Fig. 137 King's Cliffe (84) The Manor House

(84) The Manor House (Fig. 137; Plate 99), consists of two continuous two-storey ranges, the E. with dormered attics. The E. range, resembling class 1a, is of some distinction and is late 17th-century, but the lower W. building may be the earlier. This latter has been heightened and was formerly thatched. The street front of the main range, in banded masonry, has one two-light mullioned and transomed window and two two-storey canted bay windows with mullions and transoms and hipped roofs which were probably gabled originally. The central entrance has a moulded lintel. The rear and end walls are in rubble with ashlar quoins; the rear windows are mostly sashes of the early 19th century with voussoirs and keystones. The garden door has a decorative oval fanlight and a delicate porch with thin columns. A small upper window on the E. gable, now blocked, possibly lit a closet originally. The square stacks in ashlar have moulded copings above pulvinated friezes; all but the E. stack are modern copies. Inside, the former three-room plan has been altered by widening the entrance passage. A corner fireplace in the E. room has a four-centred limestone head, possibly reset. Other fittings are mostly early 19th-century with reeded architraves predominating. The interior of the W. range comprises two service rooms. A single-room rear wing with cellar masks the junction of the two ranges. To the E. of the house is a long range of outbuildings which include a two-storey Barn with two blind circular windows, possibly late 18th-century, a Brewhouse with a reset panel inscribed 'IC 1851' for John Cunnington, maltster, and a single-storey and attics three-cell house, formerly the 'Eagle Tap', of the early 19th century. Adjacent is a circular Dovecote (Plate 128) of coursed rubble with a hipped roof and glazed lantern, late 18th-century; the entrance has been altered, but the nesting boxes, numbering about 670, remain.
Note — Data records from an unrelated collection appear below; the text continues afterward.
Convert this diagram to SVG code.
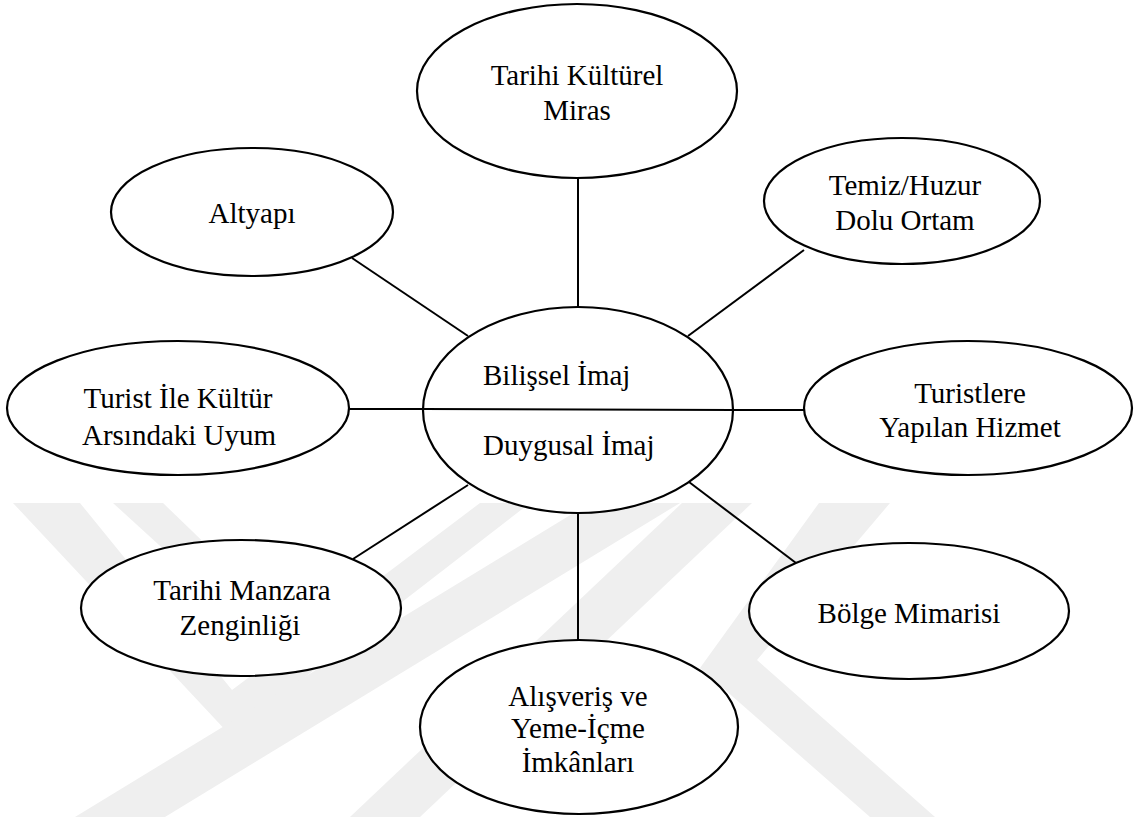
<svg xmlns="http://www.w3.org/2000/svg" width="1136" height="817" viewBox="0 0 1136 817">
  <style>
    .node ellipse { fill: #ffffff; stroke: #000000; stroke-width: 2.2; }
    .node text { font-size: 29px; fill: #000000; text-anchor: middle; }
    #connectors line { stroke: #000000; stroke-width: 2; }
    .mark { fill: #efefef; }
  </style>
  <rect width="1136" height="817" fill="#ffffff"/>

  <!-- faint background emblem -->
  <g id="emblem">
    <polygon class="mark" points="13,503 80,503 232,690 480,503 530,503 230,735"/>
    <polygon class="mark" points="113,503 163,503 305,640 285,660"/>
    <polygon class="mark" points="590,503 680,503 165,817 75,817"/>
    <polygon class="mark" points="682,503 752,503 420,817 350,817"/>
    <polygon class="mark" points="819,503 890,503 757,660 935,817 870,817 700,668"/>
  </g>

  <!-- spokes from the central image node -->
  <g id="connectors">
    <line x1="578" y1="178" x2="578" y2="307"/>
    <line x1="352" y1="258" x2="468" y2="336"/>
    <line x1="804" y1="250" x2="688" y2="336"/>
    <line x1="348" y1="409" x2="610" y2="409"/>
    <line x1="610" y1="410" x2="805" y2="410"/>
    <line x1="353" y1="559" x2="468" y2="485"/>
    <line x1="578" y1="512" x2="578" y2="640"/>
    <line x1="689" y1="482" x2="796" y2="563"/>
  </g>

  <g font-family="'Liberation Serif', 'DejaVu Serif', serif">
    <g id="node-center" class="node">
      <ellipse cx="578" cy="410" rx="155" ry="103"/>
      <line x1="423" y1="409" x2="733" y2="410" stroke="#000" stroke-width="2"/>
      <text x="483" y="385" text-anchor="start" style="text-anchor:start">Bilişsel İmaj</text>
      <text x="483" y="455" text-anchor="start" style="text-anchor:start">Duygusal İmaj</text>
    </g>

    <g id="node-tarihi-kulturel" class="node">
      <ellipse cx="577" cy="91" rx="160" ry="87"/>
      <text x="577" y="85">Tarihi Kültürel</text>
      <text x="577" y="120">Miras</text>
    </g>

    <g id="node-altyapi" class="node">
      <ellipse cx="252" cy="212" rx="141" ry="64"/>
      <text x="252" y="223">Altyapı</text>
    </g>

    <g id="node-temiz" class="node">
      <ellipse cx="902" cy="201" rx="138" ry="63"/>
      <text x="905" y="195">Temiz/Huzur</text>
      <text x="905" y="230">Dolu Ortam</text>
    </g>

    <g id="node-turistlere" class="node">
      <ellipse cx="968" cy="408" rx="164" ry="67"/>
      <text x="970" y="403">Turistlere</text>
      <text x="970" y="437">Yapılan Hizmet</text>
    </g>

    <g id="node-turist-kultur" class="node">
      <ellipse cx="178" cy="408" rx="171" ry="67"/>
      <text x="178" y="408">Turist İle Kültür</text>
      <text x="179" y="445">Arsındaki Uyum</text>
    </g>

    <g id="node-manzara" class="node">
      <ellipse cx="241" cy="608" rx="160" ry="68"/>
      <text x="242" y="600">Tarihi Manzara</text>
      <text x="240" y="635">Zenginliği</text>
    </g>

    <g id="node-alisveris" class="node">
      <ellipse cx="579" cy="727" rx="159" ry="87"/>
      <text x="578" y="706">Alışveriş ve</text>
      <text x="578" y="738">Yeme-İçme</text>
      <text x="578" y="772">İmkânları</text>
    </g>

    <g id="node-bolge" class="node">
      <ellipse cx="909" cy="611" rx="160" ry="68"/>
      <text x="909" y="623">Bölge Mimarisi</text>
    </g>
  </g>
</svg>
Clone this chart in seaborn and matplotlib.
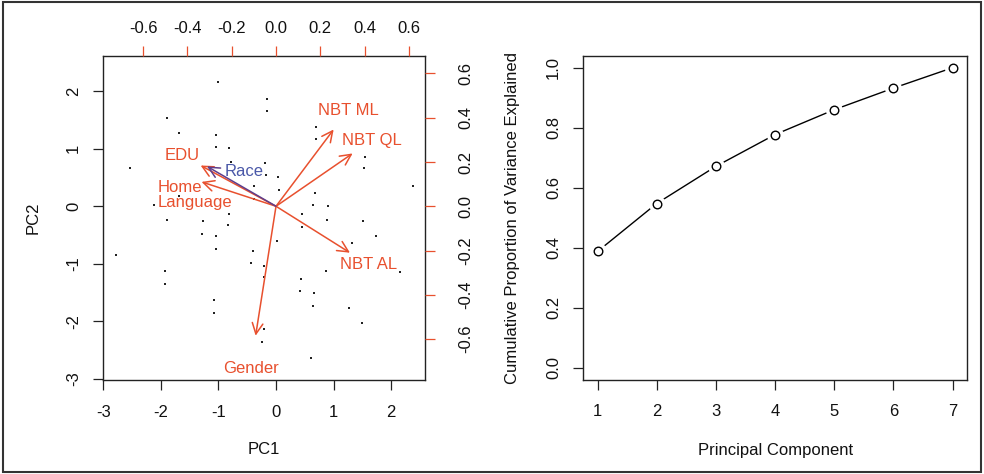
import numpy as np
import pandas as pd
import matplotlib
matplotlib.use("Agg")
import matplotlib.pyplot as plt
import seaborn as sns
from matplotlib.patches import Rectangle

sns.set_theme(style="white")
plt.rcParams["font.family"] = ["Liberation Sans", "DejaVu Sans"]
plt.rcParams["axes.unicode_minus"] = False

# ---- data -------------------------------------------------------------
# principal component scores of the observations
pc1 = [-1.005, -0.156, -0.156, -1.89, -1.68, -1.035, -1.035, -0.82, 0.70, 0.70,
       1.55, 1.53, -2.54, -0.79, -0.185, -0.17, 0.03, -0.39, 0.045, -0.39,
       0.68, 2.385, -1.69, -2.12, 0.65, 0.895, -0.82, -1.90, -1.27, 0.45,
       0.88, -0.84, 0.45, -1.28, -1.05, 1.51, 1.73, 0.02, 1.32, -1.05,
       -2.785, -0.405, -0.43, -0.215, 0.87, 2.155, -1.93, -1.935, -0.20, 0.44,
       0.42, 0.66, 0.64, 1.27, -1.08, -1.07, 1.49, -0.215, -0.24, 0.61]
pc2 = [2.15, 1.86, 1.65, 1.53, 1.28, 1.24, 1.03, 1.01, 1.37, 1.16,
       0.86, 0.66, 0.67, 0.77, 0.745, 0.54, 0.50, 0.355, 0.28, 0.13,
       0.23, 0.355, 0.175, 0.03, 0.03, 0.0, -0.13, -0.23, -0.26, -0.14,
       -0.23, -0.33, -0.36, -0.49, -0.51, -0.26, -0.51, -0.61, -0.64, -0.74,
       -0.84, -0.78, -0.98, -1.03, -1.12, -1.15, -1.13, -1.35, -1.23, -1.26,
       -1.48, -1.51, -1.74, -1.77, -1.62, -1.855, -2.02, -2.13, -2.35, -2.63]

# variable loadings (arrows are drawn to 0.8 of these, as in R's biplot)
variables = ["NBT ML", "NBT QL", "NBT AL", "Gender", "EDU", "Race", "Home\nLanguage"]
load_pc1 = [0.325, 0.432, 0.417, -0.115, -0.425, -0.389, -0.420]
load_pc2 = [0.433, 0.298, -0.262, -0.730, 0.230, 0.225, 0.1375]

# cumulative proportion of variance explained
components = [1, 2, 3, 4, 5, 6, 7]
cum_var = [0.387, 0.547, 0.671, 0.777, 0.860, 0.932, 1.0]

# ---- styling ----------------------------------------------------------
RED = "#E8502E"
BLUE = "#4A58A8"
RACE_ARROW = "#5E3E8C"
FS = 12
W, H = 984, 474

scores = pd.DataFrame({"PC1": pc1, "PC2": pc2})
loads = pd.DataFrame({"var": variables, "x": load_pc1, "y": load_pc2})
scree = pd.DataFrame({"Principal Component": components, "cum": cum_var})

fig = plt.figure(figsize=(W / 100, H / 100), dpi=100)
fig.patch.set_facecolor("white")


def px_axes(left, top, right, bottom):
    return fig.add_axes([left / W, 1 - bottom / H, (right - left) / W, (bottom - top) / H])


def r_axes_style(a):
    for s in a.spines.values():
        s.set_color("#222222")
        s.set_linewidth(1.0)
    a.tick_params(axis="both", which="major", direction="out", length=7, width=0.9,
                  color="#222222", labelsize=FS, labelcolor="#111111")
    a.tick_params(axis="x", bottom=True, pad=11)
    a.tick_params(axis="y", left=True, pad=9)
    for lab in a.get_yticklabels():
        lab.set_rotation(90)
        lab.set_va("center")


# ---- biplot -----------------------------------------------------------
box = (103.3, 55.5, 425.0, 380.0)
ax = px_axes(*box)
sns.scatterplot(data=scores, x="PC1", y="PC2", ax=ax, color="#222222", s=4,
                marker="s", linewidth=0, zorder=2)
ax.set_xlim(-2.995, 2.588)
ax.set_ylim(-3.018, 2.619)
ax.set_xticks(range(-3, 3))
ax.set_yticks(range(-3, 3))
ax.set_xticklabels([str(v) for v in range(-3, 3)])
ax.set_yticklabels([str(v) for v in range(-3, 3)])
r_axes_style(ax)
ax.set_xlabel("PC1", fontsize=FS, color="#111111")
ax.set_ylabel("PC2", fontsize=FS, color="#111111")
bw, bh = box[2] - box[0], box[3] - box[1]
ax.xaxis.set_label_coords(0.5, -(450 - box[3]) / bh)
ax.xaxis.label.set_va("center")
ax.yaxis.set_label_coords((33 - box[0]) / bw, 0.5)
ax.yaxis.label.set_va("center")

# overlay axes in loading units (top and right scales)
k = 3.85
axl = fig.add_axes(ax.get_position(), label="loadings")
axl.set_xlim(np.array(ax.get_xlim()) / k)
axl.set_ylim(np.array(ax.get_ylim()) / k)
axl.patch.set_visible(False)
for s in axl.spines.values():
    s.set_visible(False)
lt = np.round(np.arange(-0.6, 0.61, 0.2), 1)
axl.set_xticks(lt)
axl.set_yticks(lt)
axl.set_xticklabels([f"{v:.1f}" for v in lt])
axl.set_yticklabels([f"{v:.1f}" for v in lt])
axl.xaxis.tick_top()
axl.yaxis.tick_right()
axl.tick_params(axis="both", direction="out", length=7, width=0.9, color=RED,
                labelsize=FS, labelcolor="#111111")
axl.tick_params(axis="x", pad=7)
axl.tick_params(axis="y", pad=17)
for lab in axl.get_yticklabels():
    lab.set_rotation(90)
    lab.set_va("center")

label_pos = {"Race": (-0.143, 0.155, "center"), "Home\nLanguage": (-0.534, 0.05, "left")}
for _, row in loads.iterrows():
    is_race = row["var"] == "Race"
    c_arrow = RACE_ARROW if is_race else RED
    c_text = BLUE if is_race else RED
    axl.annotate("", xy=(0.8 * row["x"], 0.8 * row["y"]), xytext=(0, 0),
                 arrowprops=dict(arrowstyle="->,head_length=0.65,head_width=0.32",
                                 color=c_arrow, lw=1.1, shrinkA=0, shrinkB=0),
                 zorder=4 if is_race else 3)
    lx, ly, ha = label_pos.get(row["var"], (row["x"], row["y"], "center"))
    axl.text(lx, ly, row["var"], color=c_text, fontsize=FS, ha=ha, va="center",
             linespacing=0.95, zorder=5)

# ---- cumulative variance plot -----------------------------------------
box2 = (583.3, 55.7, 966.9, 379.5)
ax2 = px_axes(*box2)
sns.lineplot(data=scree, x="Principal Component", y="cum", ax=ax2, color="black",
             linewidth=1.0, zorder=2)
# white discs leave the small gaps between line and points
ax2.scatter(scree["Principal Component"], scree["cum"], s=150, color="white",
            linewidths=0, zorder=3)
ax2.scatter(scree["Principal Component"], scree["cum"], s=38, facecolors="white",
            edgecolors="black", linewidths=1.0, zorder=4)
ax2.set_xlim(0.76, 7.24)
ax2.set_ylim(-0.04, 1.04)
ax2.set_xticks(components)
ax2.set_xticklabels([str(v) for v in components])
yt = [0.0, 0.2, 0.4, 0.6, 0.8, 1.0]
ax2.set_yticks(yt)
ax2.set_yticklabels([f"{v:.1f}" for v in yt])
r_axes_style(ax2)
ax2.set_xlabel("Principal Component", fontsize=FS, color="#111111")
ax2.set_ylabel("Cumulative Proportion of Variance Explained", fontsize=FS, color="#111111")
bw2, bh2 = box2[2] - box2[0], box2[3] - box2[1]
ax2.xaxis.set_label_coords(0.5, -(450 - box2[3]) / bh2)
ax2.xaxis.label.set_va("center")
ax2.yaxis.set_label_coords((513 - box2[0]) / bw2, 0.5)
ax2.yaxis.label.set_va("center")

# outer frame
fig.add_artist(Rectangle((3 / W, 2 / H), 978 / W, 470 / H, transform=fig.transFigure,
                         fill=False, edgecolor="#333333", linewidth=1.5))

fig.savefig("out.png", dpi=100, facecolor="white")
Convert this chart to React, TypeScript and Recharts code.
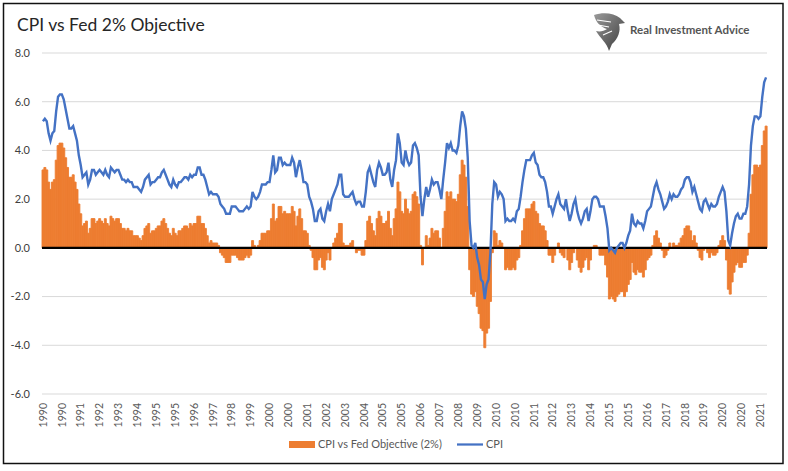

(85) No. 55, 18th-century non-domestic building converted to a house of two-room plan in early 19th century.

(86) No. 59, two-storey main range and lower cross wing, was built in the 17th century. The cross wing was originally single-storey and is the earlier; it has a wide fireplace and bread oven. The main range was rebuilt and extended in several stages in the 17th century; the N. front has several set-backs but the S. front is uniform, with early 19th-century openings. The E. gable has two windows with chamfered jambs and original leaded glazing blocked externally. Internally the range was remodelled as a class 6a house with reeded joinery c. 1825.

(87) No. 63 (Fig. 138; Plate 99), two storeys, L-shaped plan, early 17th-century. The former central entrance, with a four-centred head within a rectangular frame, is now a window; flanking windows are of three mullioned lights. On each parapeted gable is an ashlar stack. In the rear wing are mullioned windows, one being chamfered the rest ovolo-moulded. The fireplace in the E. room of the front range has a chamfered four-centred head and is reset from the first floor. The wide fireplace in the W. room has a stop-chamfered wooden bressummer above which is a large painted area consisting of two black-letter verses (Plate 126): '[As] hatrid is the [Christia]ns . . . / so frendshipie is the loving gifte of God / The druncken friend is freindship very evill / the franticke freind is freindship for y devill / The quiet freind all one in word and diede / great comfort is as read[y] G . . . at nede / . . . / whoe bled evill is oft . . . / Hast thou a freind as heart may wish at will / then use him soe to have his frendhip still / Wouldst have afreind wouldst know what frend is best / have God thy frend whoe pa[s] seth all the rest'. The small compartment behind the main range may originally have taken the stair.

Fig. 138 King's Cliffe (87)

Fig. 139 King's Cliffe (90) Boundary Cross

(88) West Hay Lodge (TL 003992), two storeys, class 4a with rear stack, probably built for a keeper of West Hay Walk. Mullioned windows of two and four lights with hood moulds. Ashlar stack with masons' marks. Early 17th-century. Demolished 1961.

(89) Huskissons Lodge (TL 013978), two storeys, formerly with cellar, 17th-century with early 19th-century and later additions at end and rear. The original three-cell house was possibly of class 2 plan.

(90) Boundary Cross (SP 98859690; Fig. 139), S. of King's Cliffe to Blatherwycke road, wheel-head cross, measuring 40 mm. across the head, with short side arms or lugs on the shaft, of coarse shelly limestone, medieval.